Martijn van Oosterhout <kleptog(at)svana(dot)org> writes:
> This patch replaces the simple SELECT * with a cursor that fetches 1,000 rows
> at a time. The 1,000 was chosen because it was small enough to test but I
> think realisitically 10,000 wouldn't be too much.

Applied. However, I went the other way: I reduced the 1000 to 100.
I doubt it'll make much difference in performance, and with TOAST
available I can believe people might have multi-megabyte rows.

I also added a cursor CLOSE command, just to be a neatnik. It's
probably not critical given that the same cursor name is used each
time, but still...

regards, tom lane


From: Martijn van Oosterhout <kleptog(at)svana(dot)org>
To: Tom Lane <tgl(at)sss(dot)pgh(dot)pa(dot)us>
Cc: pgsql-patches(at)postgresql(dot)org
Subject: Re: [PATCH] Prevent pg_dump running out of memory
Date: 2001-08-28 02:15:05
Message-ID: 20010828121504.A2731@svana.org
Views: Raw Message | Whole Thread | Download mbox | Resend email
Lists: pgsql-patches

On Mon, Aug 27, 2001 at 04:36:50PM -0400, Tom Lane wrote:
> Martijn van Oosterhout <kleptog(at)svana(dot)org> writes:
> > This patch replaces the simple SELECT * with a cursor that fetches 1,000 rows
> > at a time. The 1,000 was chosen because it was small enough to test but I
> > think realisitically 10,000 wouldn't be too much.
>
> Applied. However, I went the other way: I reduced the 1000 to 100.
> I doubt it'll make much difference in performance, and with TOAST
> available I can believe people might have multi-megabyte rows.

Good point. Just as long as you're not getting one row at a time it's a win.

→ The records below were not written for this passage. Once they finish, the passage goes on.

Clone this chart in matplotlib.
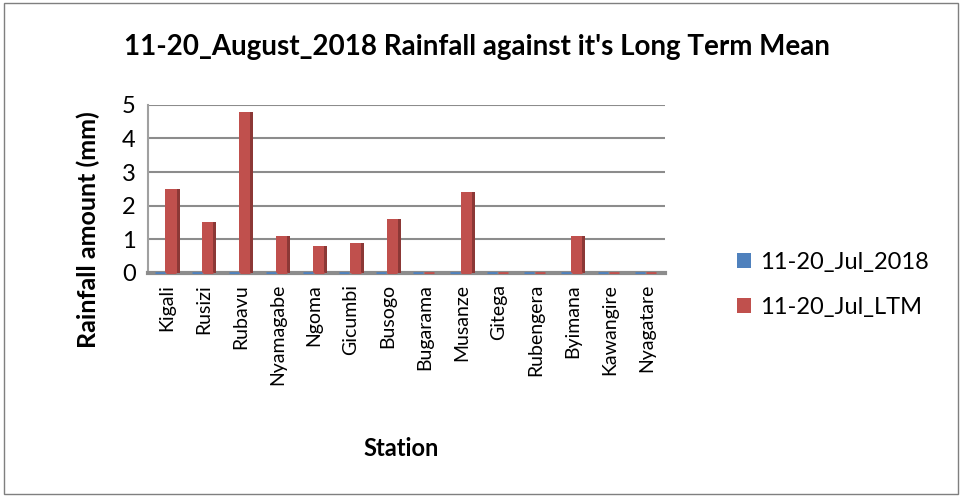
import numpy as np
import matplotlib.pyplot as plt
from matplotlib.patches import Rectangle

stations = ["Kigali", "Rusizi", "Rubavu", "Nyamagabe", "Ngoma", "Gicumbi", "Busogo",
            "Bugarama", "Musanze", "Gitega", "Rubengera", "Byimana", "Kawangire", "Nyagatare"]
jul_2018 = [0, 0, 0, 0, 0, 0, 0, 0, 0, 0, 0, 0, 0, 0]
jul_ltm = [2.5, 1.5, 4.8, 1.1, 0.8, 0.9, 1.6, 0, 2.4, 0, 0, 1.1, 0, 0]

plt.rcParams['font.family'] = ['Lato', 'DejaVu Sans']

fig = plt.figure(figsize=(9.62, 4.97), dpi=100)
ax = fig.add_axes([0.154, 0.451, 0.537, 0.338])

x = np.arange(len(stations))
w = 0.3
blue, red = "#4F81BD", "#C0504D"
red_side = "#8C3836"

# front faces
ax.bar(x - 0.18, jul_2018, w, color=blue, zorder=3, label="11-20_Jul_2018")
ax.bar(x + 0.12, jul_ltm, w, color=red, zorder=3, label="11-20_Jul_LTM")
# darker side faces for a 3-D look
ax.bar(x + 0.12 + w / 2 + 0.04, jul_ltm, 0.08, color=red_side, zorder=3)
# flat slabs for zero values
ax.scatter(x - 0.18, np.zeros(len(x)), marker="_", s=60, color=blue, zorder=4, linewidths=2)
ax.scatter(x + 0.12, np.zeros(len(x)), marker="_", s=60, color=red, zorder=4, linewidths=2)

ax.set_xlim(-0.5, len(stations) - 0.5)
ax.set_ylim(0, 5)
ax.set_yticks(range(6))
ax.yaxis.grid(True, color="#8C8C8C", linewidth=1.5, zorder=0)
ax.set_axisbelow(True)
for s in ["top", "right"]:
    ax.spines[s].set_visible(False)
ax.spines["left"].set_color("#A0A0A0")
ax.spines["left"].set_linewidth(1.5)
ax.spines["bottom"].set_color("#8C8C8C")
ax.spines["bottom"].set_linewidth(3)
ax.tick_params(axis="y", length=0, labelsize=17, pad=9)
ax.tick_params(axis="x", length=0, pad=8)
ax.set_xticks(x)
ax.set_xticklabels(stations, rotation=90, fontsize=14)

fig.text(0.496, 0.905, "11-20_August_2018 Rainfall against it's Long Term Mean",
         fontsize=20, fontweight="bold", ha="center", va="center")
ax.set_ylabel("Rainfall amount (mm)", fontsize=18, fontweight="bold")
ax.yaxis.set_label_coords(-0.093, 0.256)
ax.set_xlabel("Station", fontsize=17, fontweight="bold")
ax.xaxis.set_label_coords(0.489, -0.976)

fig.legend(loc="center left", bbox_to_anchor=(0.766, 0.427), frameon=False, fontsize=17,
           handlelength=0.6, handleheight=0.6, handletextpad=0.4, labelspacing=1.0,
           borderaxespad=0, borderpad=0)

fig.patches.append(Rectangle((0.004, 0.006), 0.992, 0.988, transform=fig.transFigure,
                             fill=False, edgecolor="#7F7F7F", linewidth=1))

fig.savefig("out.png", dpi=100)
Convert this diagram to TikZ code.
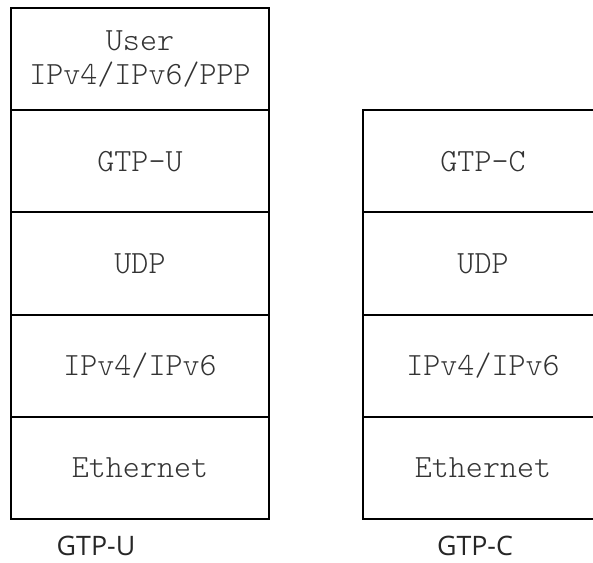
\documentclass[tikz,border=0pt]{standalone}
\usepackage{fontspec}
\setmainfont{Open Sans}
\setmonofont{Latin Modern Mono Light}
\begin{document}
\begin{tikzpicture}[x=0.5pt,y=-0.5pt,
  layer/.style={draw=black, line width=1pt, minimum height=51.15pt, inner sep=0pt,
    font=\ttfamily\fontsize{16.2}{17}\selectfont, text=black!80, align=center, anchor=north west},
  leftlayer/.style={layer, minimum width=129pt},
  rightlayer/.style={layer, minimum width=120.3pt},
  caption/.style={anchor=base, font=\fontsize{13.4}{16}\selectfont, text=black!85}]
\useasboundingbox (0,0) rectangle (593,562);
\clip (0,0) rectangle (593,562);
% GTP-U stack
\node[leftlayer] (l1) at (10,6.7) {User\\IPv4/IPv6/PPP};
\node[leftlayer] (l2) at (10,109) {GTP-U};
\node[leftlayer] (l3) at (10,211.3) {UDP};
\node[leftlayer] (l4) at (10,313.6) {IPv4/IPv6};
\node[leftlayer] (l5) at (10,415.9) {Ethernet};
% GTP-C stack
\node[rightlayer] (r2) at (361.7,109) {GTP-C};
\node[rightlayer] (r3) at (361.7,211.3) {UDP};
\node[rightlayer] (r4) at (361.7,313.6) {IPv4/IPv6};
\node[rightlayer] (r5) at (361.7,415.9) {Ethernet};
% captions
\node[caption] (cu) at (96,555) {GTP-U};
\node[caption] (cc) at (475,555) {GTP-C};
\end{tikzpicture}
\end{document}
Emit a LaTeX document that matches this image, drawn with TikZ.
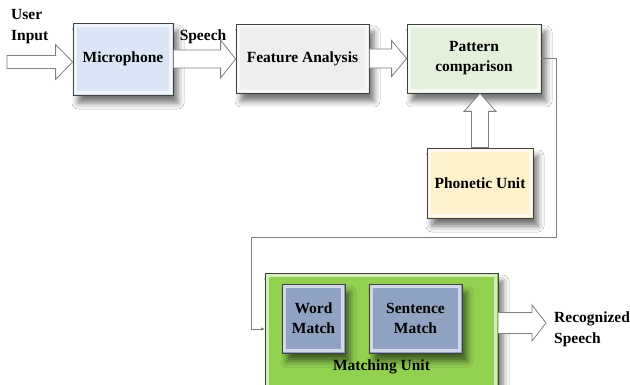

> I also added a cursor CLOSE command, just to be a neatnik. It's
> probably not critical given that the same cursor name is used each
> time, but still...

Doh! I even thought of that while writing it but I couldn't remember the
command. I tend to let cursors die at the end of the transaction.

--
Martijn van Oosterhout <kleptog(at)svana(dot)org>
http://svana.org/kleptog/
> It would be nice if someone came up with a certification system that
> actually separated those who can barely regurgitate what they crammed over
> the last few weeks from those who command secret ninja networking powers.